• _Dataset section_:
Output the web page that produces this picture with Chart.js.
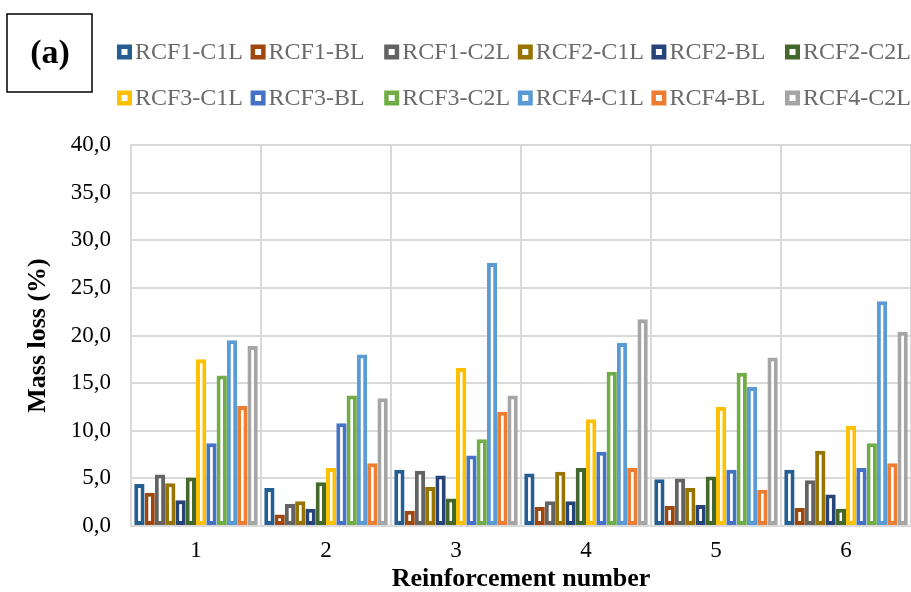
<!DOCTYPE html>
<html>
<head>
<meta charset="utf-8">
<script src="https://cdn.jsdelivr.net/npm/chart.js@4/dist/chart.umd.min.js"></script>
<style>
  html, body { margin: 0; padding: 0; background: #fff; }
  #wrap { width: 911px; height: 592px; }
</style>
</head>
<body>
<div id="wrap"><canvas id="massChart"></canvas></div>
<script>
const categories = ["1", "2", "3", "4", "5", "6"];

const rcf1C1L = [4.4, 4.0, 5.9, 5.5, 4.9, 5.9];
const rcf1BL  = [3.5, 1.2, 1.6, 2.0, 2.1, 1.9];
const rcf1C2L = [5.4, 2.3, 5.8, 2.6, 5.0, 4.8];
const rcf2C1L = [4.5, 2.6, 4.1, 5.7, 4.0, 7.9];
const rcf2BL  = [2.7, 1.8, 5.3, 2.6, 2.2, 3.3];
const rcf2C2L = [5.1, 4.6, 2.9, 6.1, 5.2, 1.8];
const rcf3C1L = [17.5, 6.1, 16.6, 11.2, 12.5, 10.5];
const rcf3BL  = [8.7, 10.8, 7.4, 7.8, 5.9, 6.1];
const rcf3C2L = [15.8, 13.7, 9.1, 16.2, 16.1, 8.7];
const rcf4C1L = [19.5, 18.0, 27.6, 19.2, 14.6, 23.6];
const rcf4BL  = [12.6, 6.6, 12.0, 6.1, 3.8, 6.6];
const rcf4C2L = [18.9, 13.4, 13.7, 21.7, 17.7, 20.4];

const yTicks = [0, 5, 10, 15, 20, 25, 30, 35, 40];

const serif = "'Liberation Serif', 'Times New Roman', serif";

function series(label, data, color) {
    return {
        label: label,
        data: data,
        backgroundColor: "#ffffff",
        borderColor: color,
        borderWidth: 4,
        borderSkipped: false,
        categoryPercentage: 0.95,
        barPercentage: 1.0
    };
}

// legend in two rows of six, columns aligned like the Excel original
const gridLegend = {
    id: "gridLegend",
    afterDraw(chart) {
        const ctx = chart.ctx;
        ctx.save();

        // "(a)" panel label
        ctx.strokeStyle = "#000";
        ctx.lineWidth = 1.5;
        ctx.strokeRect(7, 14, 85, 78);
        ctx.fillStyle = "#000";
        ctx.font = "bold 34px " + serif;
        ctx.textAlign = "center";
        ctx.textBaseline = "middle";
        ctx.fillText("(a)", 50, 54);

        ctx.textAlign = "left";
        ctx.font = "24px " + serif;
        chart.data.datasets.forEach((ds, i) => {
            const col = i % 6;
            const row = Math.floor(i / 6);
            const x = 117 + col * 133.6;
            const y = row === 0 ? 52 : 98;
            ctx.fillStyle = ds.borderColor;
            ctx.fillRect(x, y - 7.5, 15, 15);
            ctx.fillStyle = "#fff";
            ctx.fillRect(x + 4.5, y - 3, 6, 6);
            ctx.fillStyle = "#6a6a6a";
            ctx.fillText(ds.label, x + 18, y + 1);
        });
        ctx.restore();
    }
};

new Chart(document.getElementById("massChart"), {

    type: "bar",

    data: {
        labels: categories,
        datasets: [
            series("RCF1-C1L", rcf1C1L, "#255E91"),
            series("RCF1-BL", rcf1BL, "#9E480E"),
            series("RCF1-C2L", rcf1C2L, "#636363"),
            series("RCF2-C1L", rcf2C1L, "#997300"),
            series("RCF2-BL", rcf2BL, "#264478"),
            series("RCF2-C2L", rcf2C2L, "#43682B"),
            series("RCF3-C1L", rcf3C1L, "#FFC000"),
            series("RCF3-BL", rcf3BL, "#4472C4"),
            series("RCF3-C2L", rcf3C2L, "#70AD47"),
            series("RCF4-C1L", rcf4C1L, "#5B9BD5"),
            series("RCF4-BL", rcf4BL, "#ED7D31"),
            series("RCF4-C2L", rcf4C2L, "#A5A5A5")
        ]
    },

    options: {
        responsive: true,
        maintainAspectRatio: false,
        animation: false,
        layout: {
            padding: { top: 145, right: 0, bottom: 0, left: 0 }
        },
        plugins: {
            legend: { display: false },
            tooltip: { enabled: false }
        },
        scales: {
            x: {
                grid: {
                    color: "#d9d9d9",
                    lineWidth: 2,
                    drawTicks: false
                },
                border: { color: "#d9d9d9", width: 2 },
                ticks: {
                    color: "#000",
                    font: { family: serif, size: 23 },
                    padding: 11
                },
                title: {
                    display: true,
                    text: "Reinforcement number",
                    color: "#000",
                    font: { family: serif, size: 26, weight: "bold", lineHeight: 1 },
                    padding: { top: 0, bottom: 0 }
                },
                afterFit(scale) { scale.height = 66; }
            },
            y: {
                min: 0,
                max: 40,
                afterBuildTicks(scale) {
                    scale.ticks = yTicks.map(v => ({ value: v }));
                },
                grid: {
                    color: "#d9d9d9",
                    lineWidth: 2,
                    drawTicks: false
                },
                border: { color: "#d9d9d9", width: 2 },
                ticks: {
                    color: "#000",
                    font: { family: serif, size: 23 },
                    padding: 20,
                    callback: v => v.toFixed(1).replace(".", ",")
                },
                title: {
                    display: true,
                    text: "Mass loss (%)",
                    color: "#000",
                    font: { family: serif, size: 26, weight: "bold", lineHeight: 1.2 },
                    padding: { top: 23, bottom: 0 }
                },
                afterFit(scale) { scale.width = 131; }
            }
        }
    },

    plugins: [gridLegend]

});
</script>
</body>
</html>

• _Problem details_:
Give again exactly the lines running from the beginning of the material above through the line that contains "Serif', 'Times New", and leave out every picture.

• _Exercise output_:
Output the web page that produces this picture with Chart.js.
<!DOCTYPE html>
<html>
<head>
<meta charset="utf-8">
<script src="https://cdn.jsdelivr.net/npm/chart.js@4/dist/chart.umd.min.js"></script>
<style>
  html, body { margin: 0; padding: 0; background: #fff; }
  #wrap { width: 911px; height: 592px; }
</style>
</head>
<body>
<div id="wrap"><canvas id="massChart"></canvas></div>
<script>
const categories = ["1", "2", "3", "4", "5", "6"];

const rcf1C1L = [4.4, 4.0, 5.9, 5.5, 4.9, 5.9];
const rcf1BL  = [3.5, 1.2, 1.6, 2.0, 2.1, 1.9];
const rcf1C2L = [5.4, 2.3, 5.8, 2.6, 5.0, 4.8];
const rcf2C1L = [4.5, 2.6, 4.1, 5.7, 4.0, 7.9];
const rcf2BL  = [2.7, 1.8, 5.3, 2.6, 2.2, 3.3];
const rcf2C2L = [5.1, 4.6, 2.9, 6.1, 5.2, 1.8];
const rcf3C1L = [17.5, 6.1, 16.6, 11.2, 12.5, 10.5];
const rcf3BL  = [8.7, 10.8, 7.4, 7.8, 5.9, 6.1];
const rcf3C2L = [15.8, 13.7, 9.1, 16.2, 16.1, 8.7];
const rcf4C1L = [19.5, 18.0, 27.6, 19.2, 14.6, 23.6];
const rcf4BL  = [12.6, 6.6, 12.0, 6.1, 3.8, 6.6];
const rcf4C2L = [18.9, 13.4, 13.7, 21.7, 17.7, 20.4];

const yTicks = [0, 5, 10, 15, 20, 25, 30, 35, 40];

const serif = "'Liberation Serif', 'Times New Roman', serif";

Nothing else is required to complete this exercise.